On this day seven years ago, my father walked on. It doesn’t seem possible that it’s been that many years, but I know it has. Although the pain and sadness of losing him will never go away, it has faded over the years. His spirt is always with me and I can still hear his voice and his laughter in my mind whenever I think of him.

This October has been the first October since his death when I didn’t feel overwhelmed with emotions of grief. I’ve been focusing on the blessings in my life and creating as much positive energy as possible because I know that’s what my father would want. It’s also what’s best for me and my girls.

I think my father would be proud of the woman I’ve become and how I’m raising my girls. He’d appreciate the fact that I haven’t settled for someone just to avoid being alone. He was a role model for the kind of man I deserve in my life and I’ve yet to meet his match. If I never meet his match, then I’ll remain single, simple as that. I am a tough, strong, independent woman and I’ve learned to enjoy every moment of my life. I cherish the time with my daughters and I make the most of my time when I don’t have them. Life is a blessing and must never be taken for granted.

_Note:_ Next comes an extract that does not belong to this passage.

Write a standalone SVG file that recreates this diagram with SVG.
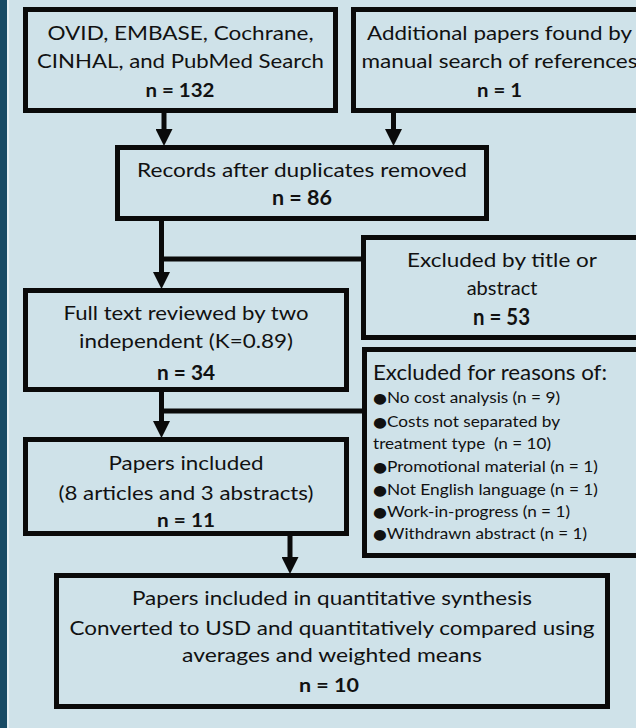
<svg xmlns="http://www.w3.org/2000/svg" width="636" height="728" viewBox="0 0 636 728">
<style>
.box{fill:#cfe2e9;stroke:#0a0a0a;stroke-width:5}
.t{font-family:Lato,"Open Sans","DejaVu Sans",sans-serif;font-size:20px;fill:#111;text-anchor:middle}
.b{font-family:Lato,"Open Sans","DejaVu Sans",sans-serif;font-size:18px;font-weight:bold;fill:#111;text-anchor:middle}
.s{font-family:Lato,"Open Sans","DejaVu Sans",sans-serif;font-size:15px;fill:#111}
.h{font-family:Lato,"Open Sans","DejaVu Sans",sans-serif;font-size:21px;fill:#111}
.d{font-family:"DejaVu Sans",sans-serif;font-size:14px}
.c{stroke:#0a0a0a;stroke-width:5;fill:none}
</style>
<defs>
<marker id="ah" markerUnits="userSpaceOnUse" markerWidth="17" markerHeight="17" refX="0" refY="8.5" orient="auto" viewBox="0 0 17 17">
<path d="M0,0 L17,8.5 L0,17 Z" fill="#0a0a0a"/>
</marker>
</defs>
<rect x="0" y="0" width="636" height="728" fill="#cfe2e9"/>
<rect x="0" y="0" width="7" height="728" fill="#174a64"/>
<rect x="7" y="0" width="2" height="728" fill="#e4eff3"/>

<g id="connectors">
<line class="c" x1="164" y1="113" x2="164" y2="129" marker-end="url(#ah)"/>
<line class="c" x1="393.5" y1="113" x2="393.5" y2="129" marker-end="url(#ah)"/>
<line class="c" x1="161.5" y1="221" x2="161.5" y2="272" marker-end="url(#ah)"/>
<line class="c" x1="159" y1="259" x2="363" y2="259"/>
<line class="c" x1="161.5" y1="392" x2="161.5" y2="421" marker-end="url(#ah)"/>
<line class="c" x1="159" y1="411" x2="364" y2="411"/>
<line class="c" x1="290" y1="536" x2="290" y2="557" marker-end="url(#ah)"/>
</g>

<g id="search">
<rect class="box" x="25.5" y="9.5" width="310" height="101"/>
<text class="t" x="180.5" y="40" textLength="266" lengthAdjust="spacingAndGlyphs">OVID, EMBASE, Cochrane,</text>
<text class="t" x="180.5" y="68" textLength="287" lengthAdjust="spacingAndGlyphs">CINHAL, and PubMed Search</text>
<text class="b" x="180" y="97" textLength="69" lengthAdjust="spacingAndGlyphs">n = 132</text>
</g>

<g id="additional">
<rect class="box" x="353.5" y="9.5" width="292" height="101"/>
<text class="t" x="499.5" y="40" textLength="265" lengthAdjust="spacingAndGlyphs">Additional papers found by</text>
<text class="t" x="499.5" y="68" textLength="276" lengthAdjust="spacingAndGlyphs">manual search of references</text>
<text class="b" x="499.5" y="97" textLength="45" lengthAdjust="spacingAndGlyphs">n = 1</text>
</g>

<g id="records">
<rect class="box" x="117.5" y="147.5" width="369" height="71"/>
<text class="t" x="302" y="177" textLength="330" lengthAdjust="spacingAndGlyphs">Records after duplicates removed</text>
<text class="b" x="302" y="205" style="font-size:20px" textLength="60" lengthAdjust="spacingAndGlyphs">n = 86</text>
</g>

<g id="excluded-title">
<rect class="box" x="363.5" y="237.5" width="277" height="100"/>
<text class="t" x="502" y="267" textLength="190" lengthAdjust="spacingAndGlyphs">Excluded by title or</text>
<text class="t" x="502" y="295">abstract</text>
<text class="b" x="501.5" y="325" style="font-size:22px" textLength="57" lengthAdjust="spacingAndGlyphs">n = 53</text>
</g>

<g id="fulltext">
<rect class="box" x="25.5" y="290.5" width="321" height="99"/>
<text class="t" x="186" y="320" textLength="245" lengthAdjust="spacingAndGlyphs">Full text reviewed by two</text>
<text class="t" x="186" y="348" textLength="214" lengthAdjust="spacingAndGlyphs">independent (K=0.89)</text>
<text class="b" x="186" y="380" style="font-size:21px" textLength="58" lengthAdjust="spacingAndGlyphs">n = 34</text>
</g>

<g id="excluded-reasons">
<rect class="box" x="364.5" y="349.5" width="276" height="206"/>
<text class="h" x="373" y="380" textLength="234" lengthAdjust="spacingAndGlyphs">Excluded for reasons of:</text>
<text class="s" x="373" y="403" textLength="187" lengthAdjust="spacingAndGlyphs"><tspan class="d">●</tspan>No cost analysis (n = 9)</text>
<text class="s" x="373" y="427" textLength="187" lengthAdjust="spacingAndGlyphs"><tspan class="d">●</tspan>Costs not separated by</text>
<text class="s" x="373" y="449" textLength="178" lengthAdjust="spacingAndGlyphs" xml:space="preserve">treatment type  (n = 10)</text>
<text class="s" x="373" y="472" textLength="225" lengthAdjust="spacingAndGlyphs"><tspan class="d">●</tspan>Promotional material (n = 1)</text>
<text class="s" x="373" y="495" textLength="225" lengthAdjust="spacingAndGlyphs"><tspan class="d">●</tspan>Not English language (n = 1)</text>
<text class="s" x="373" y="517" textLength="197" lengthAdjust="spacingAndGlyphs"><tspan class="d">●</tspan>Work-in-progress (n = 1)</text>
<text class="s" x="373" y="539" textLength="214" lengthAdjust="spacingAndGlyphs"><tspan class="d">●</tspan>Withdrawn abstract (n = 1)</text>
</g>

<g id="included">
<rect class="box" x="25.5" y="439.5" width="321" height="94"/>
<text class="t" x="186" y="470" textLength="155" lengthAdjust="spacingAndGlyphs">Papers included</text>
<text class="t" x="186" y="500" textLength="255" lengthAdjust="spacingAndGlyphs">(8 articles and 3 abstracts)</text>
<text class="b" x="186" y="527" textLength="58" lengthAdjust="spacingAndGlyphs">n = 11</text>
</g>

<g id="synthesis">
<rect class="box" x="56.5" y="575.5" width="551" height="131"/>
<text class="t" x="332" y="605" textLength="400" lengthAdjust="spacingAndGlyphs">Papers included in quantitative synthesis</text>
<text class="t" x="332" y="635" textLength="525" lengthAdjust="spacingAndGlyphs">Converted to USD and quantitatively compared using</text>
<text class="t" x="332" y="662" textLength="300" lengthAdjust="spacingAndGlyphs">averages and weighted means</text>
<text class="b" x="329" y="692" textLength="60" lengthAdjust="spacingAndGlyphs">n = 10</text>
</g>
</svg>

My father with our cat Sylvester

My father with our cat Sylvester

On this day and every day, I honor my father’s eternal spirit. I recall all the wonderful memories of him and remember how tightly he always hugged me and that we always said, “I love you” when we parted. I will light candles in his memory and smudge my house with sage to cleanse the space and bring healing energy within. Even though the sadness of losing him is eternal, there is always light to be found in darkness and I will do my best to be that light.